Meski suasana makan bistik sapi itu tidak seromantis candle light dinner seperti di teve-teve, tapi saya memperlakukan menu makan malam saya selayaknya ningrat Eropa. Table manner puts ahead (apasih ini?). Oleh karenanya, saya tidak lagi makan secara nyeker tetapi menggunakan garpu dan silet eh maksud saya, garpu dan pisau cukur (gimana sih salah ketik terus. Ahsudahlah). Untuk menyerasikannya, minuman pendampingnya bukan air putih, es teh manis, kopi sachetan 3in1 atau lo fo tong tetapi air tajin yang saya sajikan di dalam gelas wine. Sudah, jangan ferotez!

Saya memilih menikmati dinner yang skaral itu sambil nonton channel wild life ala natgeo. Aihhh, damai nian. Gaes, nikmat mbabu manalagi yang didustakan?

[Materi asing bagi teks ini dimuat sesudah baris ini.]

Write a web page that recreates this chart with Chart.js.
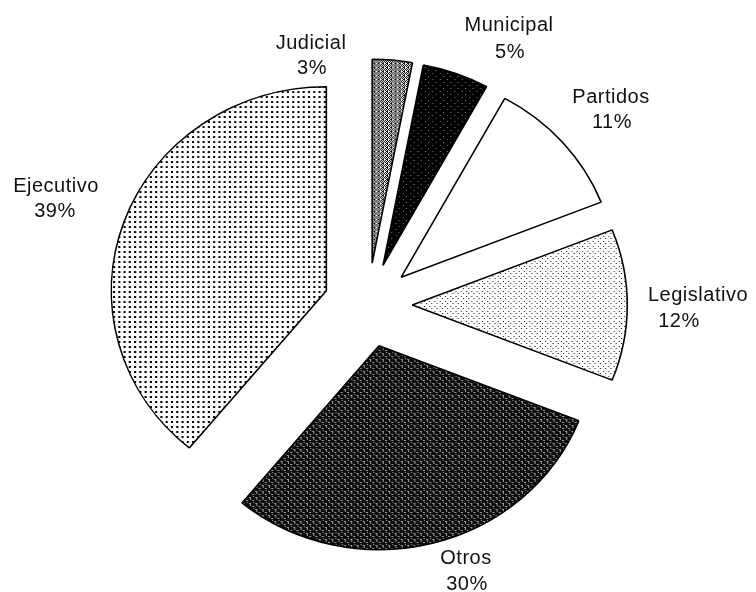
<!DOCTYPE html>
<html>
<head>
<meta charset="utf-8">
<script src="https://cdn.jsdelivr.net/npm/chart.js@4/dist/chart.umd.min.js"></script>
<style>
  html, body { margin: 0; padding: 0; background: #fff; }
  #wrap { width: 756px; height: 592px; position: relative; }
</style>
</head>
<body>
<div id="wrap"><canvas id="pieChart"></canvas></div>
<script>
// 데이터
const categories = ['Judicial', 'Municipal', 'Partidos', 'Legislativo', 'Otros', 'Ejecutivo'];
const shares = [3, 5, 11, 12, 30, 39];

// 라벨 위치 (캔버스 좌표, 줄마다 중심점) - categories 순서
const labelPos = [
    [[311, 43], [312, 68]],
    [[509, 25], [510, 52]],
    [[611, 97], [612, 122]],
    [[698, 295], [679, 321]],
    [[466, 558], [467, 584]],
    [[56, 186], [55, 211]]
];

// 작은 타일로 무늬(패턴) 만들기
function makePattern(w, h, draw) {
    const tile = document.createElement('canvas');
    tile.width = w;
    tile.height = h;
    const t = tile.getContext('2d');
    draw(t);
    return document.createElement('canvas').getContext('2d').createPattern(tile, 'repeat');
}

const patJudicial = makePattern(4, 4, t => {
    t.fillStyle = '#fff'; t.fillRect(0, 0, 4, 4);
    t.fillStyle = '#000';
    t.fillRect(0, 0, 1, 1); t.fillRect(2, 0, 1, 1);
    t.fillRect(1, 1, 1, 1); t.fillRect(3, 1, 1, 1);
    t.fillRect(0, 2, 1, 1); t.fillRect(2, 2, 1, 1);
    t.fillRect(1, 3, 2, 1);
});
const patMunicipal = makePattern(7, 6, t => {
    t.fillStyle = '#000'; t.fillRect(0, 0, 7, 6);
    t.fillStyle = '#777'; t.fillRect(2, 1, 1, 1); t.fillRect(5, 4, 1, 1);
});
const patPartidos = '#ffffff';
const patLegislativo = makePattern(5, 5, t => {
    t.fillStyle = '#fff'; t.fillRect(0, 0, 5, 5);
    t.fillStyle = '#222'; t.fillRect(1, 1, 1, 1); t.fillRect(3, 3, 1, 1);
});
const patOtros = makePattern(6, 6, t => {
    t.fillStyle = '#0d0d0d'; t.fillRect(0, 0, 6, 6);
    t.fillStyle = '#999';
    t.fillRect(0, 2, 2, 1); t.fillRect(4, 0, 1, 2);
    t.fillRect(3, 5, 2, 1); t.fillRect(1, 4, 1, 1);
});
const patEjecutivo = makePattern(5, 5, t => {
    t.fillStyle = '#fff'; t.fillRect(0, 0, 5, 5);
    t.fillStyle = '#000'; t.fillRect(1, 1, 2, 2);
});
const fills = [patJudicial, patMunicipal, patPartidos, patLegislativo, patOtros, patEjecutivo];

const SHIFT = 42;     // 조각이 중심에서 떨어지는 거리(px)
const STRETCH = 1.054; // 원본 그림은 가로로 조금 늘어나 있음

// 모든 조각을 같은 거리만큼 바깥으로 밀기 (Chart.js offset은 조각마다 반지름이 달라짐)
const explodePlugin = {
    id: 'explode',
    afterDatasetsUpdate(chart) {
        chart.getDatasetMeta(0).data.forEach(arc => {
            const mid = (arc.startAngle + arc.endAngle) / 2;
            arc.x += Math.cos(mid) * SHIFT;
            arc.y += Math.sin(mid) * SHIFT;
        });
    },
    beforeDatasetsDraw(chart) {
        const ctx = chart.ctx;
        const a = chart.chartArea;
        const cx = (a.left + a.right) / 2;
        ctx.save();
        ctx.translate(cx, 0);
        ctx.scale(STRETCH, 1);
        ctx.translate(-cx, 0);
    },
    afterDatasetsDraw(chart) {
        chart.ctx.restore();
    }
};

// 조각 옆에 이름과 퍼센트 쓰기
const labelPlugin = {
    id: 'sliceLabels',
    afterDraw(chart) {
        const ctx = chart.ctx;
        ctx.save();
        ctx.font = '20px "Liberation Sans", Arial, sans-serif';
        ctx.letterSpacing = '0.5px';
        ctx.fillStyle = '#111';
        ctx.textAlign = 'center';
        ctx.textBaseline = 'middle';
        categories.forEach((name, i) => {
            const pos = labelPos[i];
            ctx.fillText(name, pos[0][0], pos[0][1]);
            ctx.fillText(shares[i] + '%', pos[1][0], pos[1][1]);
        });
        ctx.restore();
    }
};

const ctx = document.getElementById('pieChart').getContext('2d');

new Chart(ctx, {
    type: 'pie',
    data: {
        labels: categories,
        datasets: [{
            data: shares,
            backgroundColor: fills,
            borderColor: '#000',
            borderWidth: 1.5,
            clip: false
        }]
    },
    options: {
        responsive: true,
        maintainAspectRatio: false,
        animation: false,
        events: [],
        radius: 204,
        layout: { padding: { left: 0, right: 20, top: 18, bottom: 0 } },
        plugins: {
            legend: { display: false },
            tooltip: { enabled: false }
        }
    },
    plugins: [explodePlugin, labelPlugin]
});
</script>
</body>
</html>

Namun, manusia memang hanya mampu berencana. 100% Tuhan yang menentukan. Di tengah asyiknya gigi taring saya menyobek-nyobek bistik yang ulet seperti mengunyah ban truk gandeng itu, tiba-tiba bel rumah ber-tingtong ria. Pikiran saya berkecamuk, hati saya tidak nyaman. Jangan-jangan pak sekuriti mau ada urusan? Ah tidak mungkin, ini kan sudah kelewat jam 9 malam. Setan? Plis deh, ini bulan Ramadhan, setan-setan dibelenggu, iblis- iblis dirantai, warteg-warteg ditirai, hotel-hotel kelas melati digerebeg efpeiy. Hellowww?

Saya bergegas menuju pintu lalu mengintip dari cermin yang ditempel menyatu pada daun pintu. Namun, usaha ini gagal karena saya kurang tinggi. Kan sudah jadi rahasia umum bahwa pertumbuhan saya ini dihambat gara-gara kekurangan pulsa.

Akhirnya saya buka pintu. Dan astaganaga! Yang tingtong tadi ternyata ndoro juragan sekeluarga. Matilah saya dengan segala hal yang masih berantakan di rumah ini. Apalagi bistik saya masih tersaji indah di atas meja plus gelas wine berisi tajin tadi.

Sebelum borok saya mendapat omelan, buru-buru saya membuat pengakuan dosa dan meminta maaf karena masih makan malam. Dengan wajah ditekuk-tekuk, ndoro juragan hanya ber-ohh dan masuk rumah sambil menarik koper dengan kasar. Wajah-wajah mereka kusut masai. Saya bergegas membereskan makan malam saya yang baru saja dimulai agar terhindar dari gencatan senjata. Bukankah mulut manusia itu lebih tajam dari pedang? Sama pedang saja saya koid, apalagi sama kalimat-kalimat yang menusuk ulu hati?

Lalu kakak masuk dapur untuk mengambil air minum, yang entah karena ia haus atau sekedar menghindar ceracau ndoro juragan yang sayup-sayup terdengar dari dapur.

Co me si, aa?” tanya saya.

Wui heung ching milikku kan belum jadi. Pasporku juga hampir kedaluarsa. Makanya aku nggak bisa masuk Shenzhen. Kata mami sih bisa aja aku pakai visa turis. Tapi jalur yang pakai visa dan wui heung ching kan lain. Mereka tak mungkin membiarkankanku ko kwan sendirian. Sebenernya aku mau balik ke Hongkong sendirian dan mereka semua pergi Tailok. Tapi mereka nggak tega. Aku kan cewe, jelas kakak panjang lebar.